Contrary to many bands the bass in Cyaegha is audible. Did you intend it to be so from the start or is it something you discovered along the way?
The bass was intentionally made audible throughout the album. I've had this discussion with Tweed about this particular topic, and it's his belief that an audible bass is lacking in most metal albums. Because of this, Tweed thought having an audible bass on our album was fundamental.

How did you team up with Canonical Hours? I noticed you're located in the same town.
Teaming up with Canonical Hours was almost out of coincidence. The owner of Canonical Hours had been a long time friend of ours. Occasionally, he would hang out and listen to us practice, see us play locally, or just to have a drink or two. Then in 2007, he said he was going to create a music record label which explores all types of extreme/dark music. From there, it was a strategic decision to sign with Canonical Hours.
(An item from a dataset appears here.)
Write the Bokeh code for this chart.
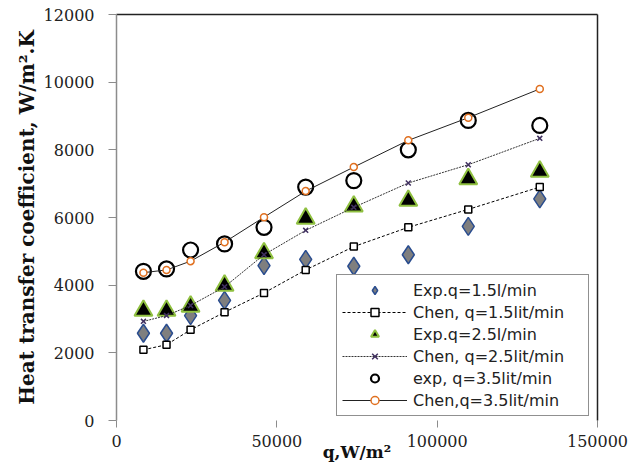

We wanted to sign with a label which would not completely dictate what we could or could not do, but would give us the support necessary to realize our debut album.

You had John Coulthart do the artwork and layout. What made you pick him and not someone like for instance Tony Koehl or Mike Hrubovcak?
I've always been a fan of John's work, and I thought his style would be perfect for two reasons; he has drawn Lovecraftian imagery before, and he has not done many metal albums. Both Tony Koehl and Mike Hrubovcak are very skilled artists. Tony even designed our logo, but we wanted someone who had previously done work with Lovecraft imagery.

Besides Cyaegha what else are you busy with?
Cyaegha keeps us all quite busy with the constant practicing, writing, promoting, and playing shows. However, this doesn't mean that we all aren't involved in other project. Wells and Steve are also in a band called Twin Paradox and it's concurrent side-project Cribtopsy.

What next do you have planned for Cyaegha?
We're all ambitious with regards to our plans for Cyaegha. As a young band literally, we are all only 23 years old - we hope to refine our music to create something completely unique within the metal genre. Many bands say similar statements, but I believe it is the ultimate goal of any band to find their niche. Because of our subject matter, we have almost complete freedom to create our ideal sound/style. With that in mind, our next album will be completely improved upon from concept to composition. On our debut album, Steps of Descent, we received some criticism about how we did not meet expectations of what a Lovecraftian based death metal band should sound like, but that's alright, the album didn't meet all of our expectations either. For our next album, which we've already begun writing, we will definitely attempt to surpass our debut, both musically and thematically.

Anything you'd like to add to conclude this interview?
Thanks for the interview; thanks to everyone who has picked up an album or seen us live, and thanks to everyone who read this interview from start-to-finish.